_TASK TO CARRY OUT_: Copy word for word the lines in the records below, starting at the line with "What seaborn and" and ending at the line with "clip_on=False, zorder=7)". Skip the pictures.

_Plotting code records_:
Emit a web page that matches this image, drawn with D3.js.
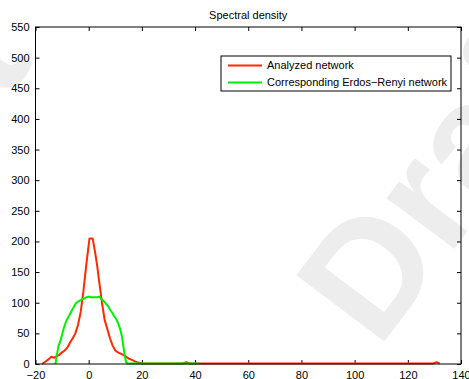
<!DOCTYPE html>
<html>
<head>
<meta charset="utf-8">
<script src="https://cdn.jsdelivr.net/npm/d3@7"></script>
<style>
  body { margin: 0; background: #fff; }
  svg { display: block; font-family: "Liberation Sans", Arial, sans-serif; }
  .tick text { font-size: 11px; fill: #000; }
</style>
</head>
<body>
<svg id="chart"></svg>
<script>
// spectral density data read off the picture
const analyzedX = [-17.5, -16.2, -15, -14, -13, -12, -11, -10, -9, -8, -7, -6, -5, -4, -3, -2, -1, 0.3, 1.5, 2.5, 3.2, 4, 5, 6, 7, 8, 9, 10, 11, 12, 13, 14, 15, 16, 17, 18, 19, 20, 22, 35.5, 36.7, 38, 129.5, 130.8, 132];
const analyzedY = [0, 4, 8, 12, 10, 13, 15, 19, 22, 27, 35, 42, 50, 64, 85, 118, 158, 205, 205, 180, 160, 133, 100, 72, 57, 42, 30, 22, 19, 17, 15, 12, 9, 7, 5, 3, 2, 1, 1, 1, 3, 1, 1, 3, 1];

const erdosX = [-12.5, -12, -11.3, -10.6, -10, -9.4, -8.7, -8, -7.2, -6.5, -5.6, -4.8, -4, -3.2, -2.4, -1.6, -0.8, 0, 0.8, 1.6, 2.4, 3.2, 4, 4.8, 5.6, 6.4, 7.2, 8, 8.8, 9.6, 10.4, 11.2, 11.9, 12.5, 13, 13.5, 14, 14.5, 41.6];
const erdosY = [0, 14, 30, 38, 48, 58, 67, 74, 80, 86, 93, 99, 102, 104, 106, 107, 109, 110, 109, 109, 109, 109, 110, 106, 103, 99, 95, 89, 84, 78, 73, 65, 56, 45, 30, 15, 4, 1, 1];

const xTicks = [-20, 0, 20, 40, 60, 80, 100, 120, 140];
const yTicks = [0, 50, 100, 150, 200, 250, 300, 350, 400, 450, 500, 550];
const seriesNames = ["Analyzed network", "Corresponding Erdos\u2212Renyi network"];
const seriesColors = ["#ff2a00", "#00ee00"];

const W = 469, H = 379;
const margin = {top: 27, right: 8, bottom: 15, left: 35.5};
const width = W - margin.left - margin.right;
const height = H - margin.top - margin.bottom;

const svgElem = d3.select("#chart").attr("width", W).attr("height", H);

// faint watermark behind the plot
svgElem.append("text")
    .attr("transform", "translate(378,350) rotate(-53)")
    .attr("font-size", 160)
    .attr("font-weight", "bold")
    .attr("fill", "#ededed")
    .text("Draft");
svgElem.append("text")
    .attr("transform", "translate(-190,360) rotate(-53)")
    .attr("font-size", 160)
    .attr("font-weight", "bold")
    .attr("fill", "#ededed")
    .text("Draft");

const svg = svgElem.append("g").attr("transform", `translate(${margin.left},${margin.top})`);

const xScale = d3.scaleLinear().domain([-20, 140]).range([0, width]);
const yScale = d3.scaleLinear().domain([0, 550]).range([height, 0]);

const fmt = d => d < 0 ? "\u2212" + Math.abs(d) : String(d);

// white plot area, then axes with ticks pointing inward, mirrored on top/right
svg.append("rect")
    .attr("width", width).attr("height", height)
    .attr("fill", "#fff").attr("fill-opacity", 0);

svg.append("g")
    .attr("class", "x-axis")
    .attr("transform", `translate(0,${height})`)
    .call(d3.axisBottom(xScale).tickValues(xTicks).tickSize(-4).tickPadding(7).tickFormat(fmt))
    .call(g => g.select(".domain").remove());
svg.append("g")
    .call(d3.axisTop(xScale).tickValues(xTicks).tickSize(-4).tickFormat(""))
    .call(g => g.select(".domain").remove());
svg.append("g")
    .attr("class", "y-axis")
    .call(d3.axisLeft(yScale).tickValues(yTicks).tickSize(-4).tickPadding(6).tickFormat(fmt))
    .call(g => g.select(".domain").remove());
svg.append("g")
    .attr("transform", `translate(${width},0)`)
    .call(d3.axisRight(yScale).tickValues(yTicks).tickSize(-4).tickFormat(""))
    .call(g => g.select(".domain").remove());

svg.selectAll(".tick line").attr("stroke", "#000");

const line = d3.line().x(d => xScale(d[0])).y(d => yScale(d[1]));

const series = [
    d3.zip(analyzedX, analyzedY),
    d3.zip(erdosX, erdosY)
];

svg.selectAll("path.series")
    .data(series)
    .enter().append("path")
    .attr("class", "series")
    .attr("d", line)
    .attr("fill", "none")
    .attr("stroke", (d, i) => seriesColors[i])
    .attr("stroke-width", 2)
    .attr("stroke-linejoin", "round");

// plot frame
svg.append("rect")
    .attr("width", width).attr("height", height)
    .attr("fill", "none").attr("stroke", "#000").attr("stroke-width", 1);

// title
svgElem.append("text")
    .attr("x", margin.left + width / 2)
    .attr("y", 19)
    .attr("text-anchor", "middle")
    .attr("font-size", 11)
    .text("Spectral density");

// legend
const legend = svgElem.append("g").attr("transform", "translate(221,56)");
legend.append("rect")
    .attr("width", 230).attr("height", 35)
    .attr("fill", "#fff").attr("stroke", "#000").attr("stroke-width", 1);
const rows = legend.selectAll("g.row")
    .data(seriesNames)
    .enter().append("g")
    .attr("class", "row")
    .attr("transform", (d, i) => `translate(0,${9.5 + i * 17})`);
rows.append("line")
    .attr("x1", 7).attr("x2", 41)
    .attr("stroke", (d, i) => seriesColors[i])
    .attr("stroke-width", 2);
rows.append("text")
    .attr("x", 46).attr("dy", "0.36em")
    .attr("font-size", 11)
    .text(d => d);
</script>
</body>
</html>
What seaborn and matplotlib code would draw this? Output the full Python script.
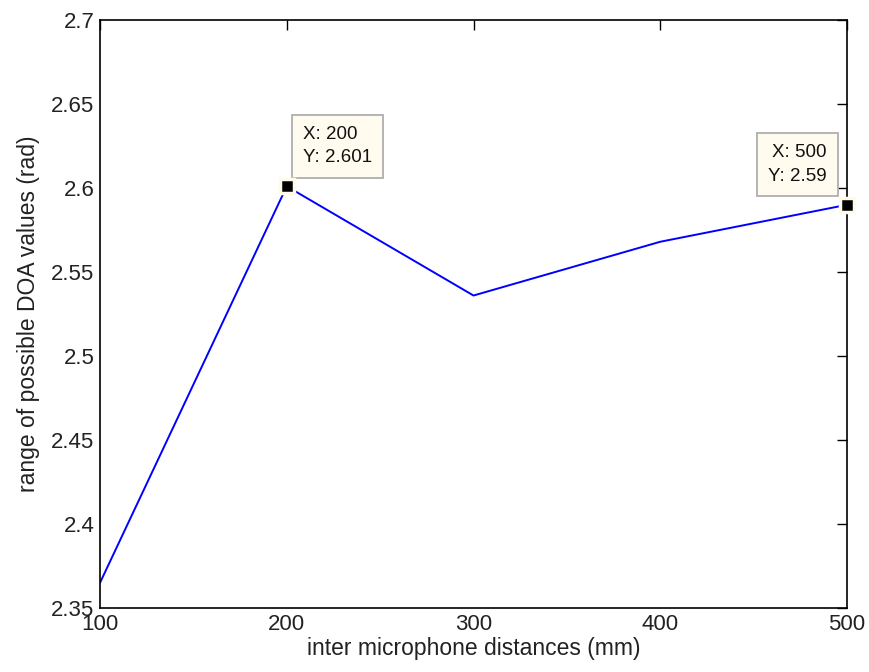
import numpy as np
import pandas as pd
import matplotlib
matplotlib.use("Agg")
import matplotlib.pyplot as plt
import seaborn as sns

# --- data read off the reference ---
distances = [100, 200, 300, 400, 500]
doa_range = [2.365, 2.601, 2.536, 2.568, 2.59]
tip_x = [200, 500]
tip_y = [2.601, 2.59]

df = pd.DataFrame({"dist": distances, "range": doa_range})

sns.set_theme(style="white")
plt.rcParams["font.family"] = ["Liberation Sans", "DejaVu Sans"]

fig = plt.figure(figsize=(8.69, 6.72), dpi=100)
ax = fig.add_axes([100 / 869, 64 / 672, 747 / 869, 588 / 672])

sns.lineplot(data=df, x="dist", y="range", color="#0000ff", linewidth=1.4, ax=ax)

# data tip markers
ax.plot(tip_x, tip_y, linestyle="none", marker="s", markersize=10.5,
        markerfacecolor="black", markeredgecolor="#fffbea", markeredgewidth=2.5,
        clip_on=False, zorder=7)

box = dict(boxstyle="square,pad=0.6", facecolor="#fffbee", edgecolor="#b4b4b4", linewidth=1.4)
ax.annotate(f"X: {tip_x[0]}\nY: {tip_y[0]}", xy=(tip_x[0], tip_y[0]),
            xytext=(16, 20), textcoords="offset pixels", ha="left", va="bottom",
            fontsize=13.5, linespacing=1.5, bbox=box, zorder=6, color="#111111")
ax.annotate(f"X: {tip_x[1]}\nY: {tip_y[1]}", xy=(tip_x[1], tip_y[1]),
            xytext=(-20, 20), textcoords="offset pixels", ha="right", va="bottom",
            multialignment="right", fontsize=13.5, linespacing=1.5, bbox=box, zorder=6,
            color="#111111")

ax.set_xlim(100, 500)
ax.set_ylim(2.35, 2.7)
ax.set_xticks(distances)
ax.set_yticks(np.round(np.arange(2.35, 2.7001, 0.05), 2))
ax.set_yticklabels(["2.35", "2.4", "2.45", "2.5", "2.55", "2.6", "2.65", "2.7"])

ax.set_xlabel("inter microphone distances (mm)", fontsize=16.5, labelpad=2, color="#222222")
ax.set_ylabel("range of possible DOA values (rad)", fontsize=16.5, labelpad=8, color="#222222")

ax.tick_params(direction="in", length=7, width=1, top=True, right=True,
               labelsize=16, colors="black", labelcolor="#222222", pad=4)
for s in ax.spines.values():
    s.set_color("black")
    s.set_linewidth(1.2)

fig.savefig("out.png", dpi=100, facecolor="white")
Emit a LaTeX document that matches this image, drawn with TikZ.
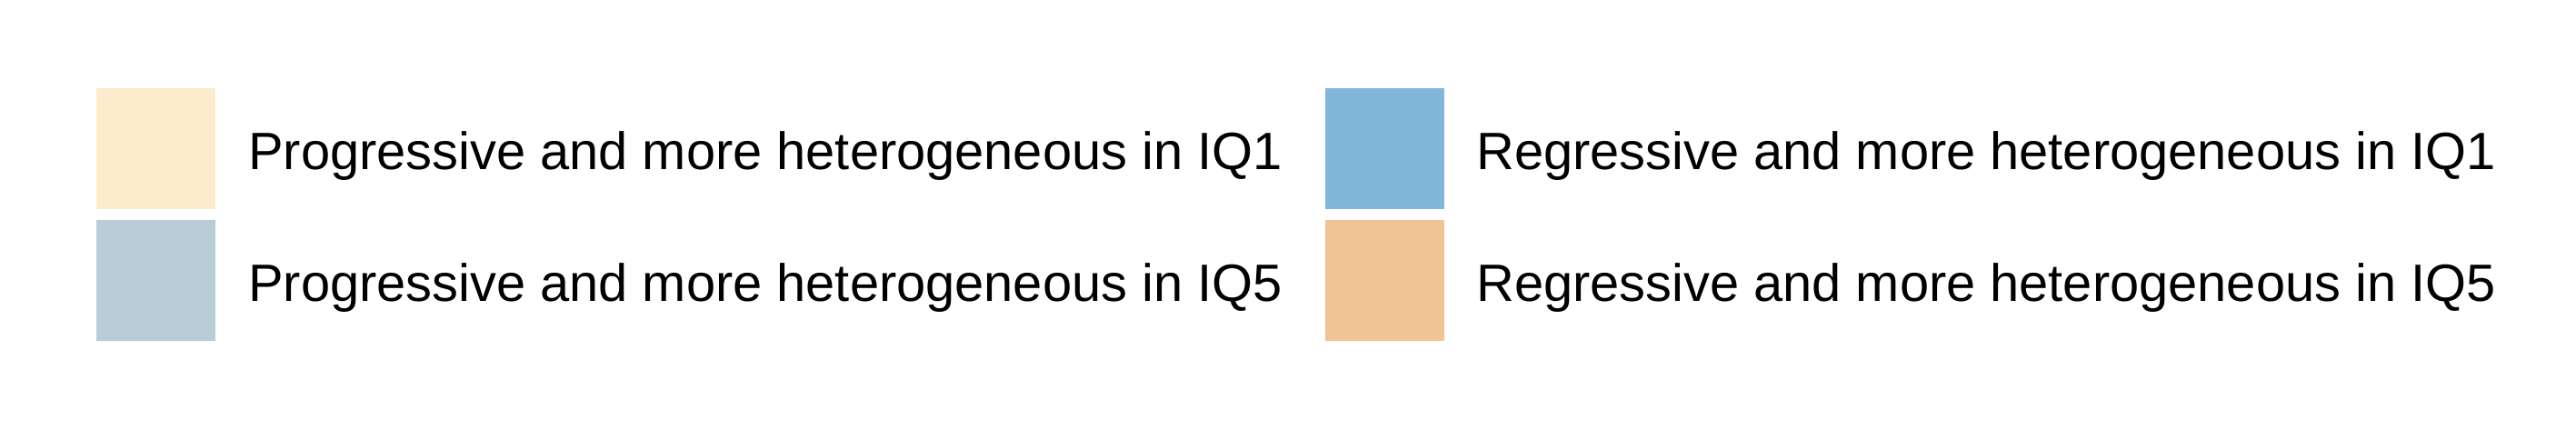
\documentclass[tikz,border=0pt]{standalone}
\usepackage{fontspec}
\setmainfont{Liberation Sans}
\usepackage{tikz}

\definecolor{progone}{RGB}{253,236,204}
\definecolor{progfive}{RGB}{184,205,216}
\definecolor{regone}{RGB}{128,183,219}
\definecolor{regfive}{RGB}{240,196,148}

\begin{document}
\begin{tikzpicture}[x=0.25pt, y=-0.25pt]
    \tikzstyle{swatch}=[draw=none, inner sep=0pt, minimum width=32.75pt,
                        minimum height=33.25pt]
    \tikzstyle{legtext}=[inner sep=0pt, anchor=base west, text=black,
                         font=\fontsize{14.45}{17}\selectfont]

    \useasboundingbox (0,0) rectangle (2834,472);

    \node[swatch, fill=progone]  (pq1) at (171.5,163.5)  {};
    \node[swatch, fill=progfive] (pq5) at (171.5,308.5)  {};
    \node[swatch, fill=regone]   (rq1) at (1523.8,163.5) {};
    \node[swatch, fill=regfive]  (rq5) at (1523.8,308.5) {};

    \node[legtext] (tpq1) at (272.5,186.6)  {Progressive and more heterogeneous in IQ1};
    \node[legtext] (tpq5) at (272.5,331.8)  {Progressive and more heterogeneous in IQ5};
    \node[legtext] (trq1) at (1623.5,186.6) {Regressive and more heterogeneous in IQ1};
    \node[legtext] (trq5) at (1623.5,331.8) {Regressive and more heterogeneous in IQ5};
\end{tikzpicture}
\end{document}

_THE COMPLETED TASK_:
What seaborn and matplotlib code would draw this? Output the full Python script.
import numpy as np
import pandas as pd
import matplotlib
matplotlib.use("Agg")
import matplotlib.pyplot as plt
import seaborn as sns

# --- data read off the reference ---
distances = [100, 200, 300, 400, 500]
doa_range = [2.365, 2.601, 2.536, 2.568, 2.59]
tip_x = [200, 500]
tip_y = [2.601, 2.59]

df = pd.DataFrame({"dist": distances, "range": doa_range})

sns.set_theme(style="white")
plt.rcParams["font.family"] = ["Liberation Sans", "DejaVu Sans"]

fig = plt.figure(figsize=(8.69, 6.72), dpi=100)
ax = fig.add_axes([100 / 869, 64 / 672, 747 / 869, 588 / 672])

sns.lineplot(data=df, x="dist", y="range", color="#0000ff", linewidth=1.4, ax=ax)

# data tip markers
ax.plot(tip_x, tip_y, linestyle="none", marker="s", markersize=10.5,
        markerfacecolor="black", markeredgecolor="#fffbea", markeredgewidth=2.5,
        clip_on=False, zorder=7)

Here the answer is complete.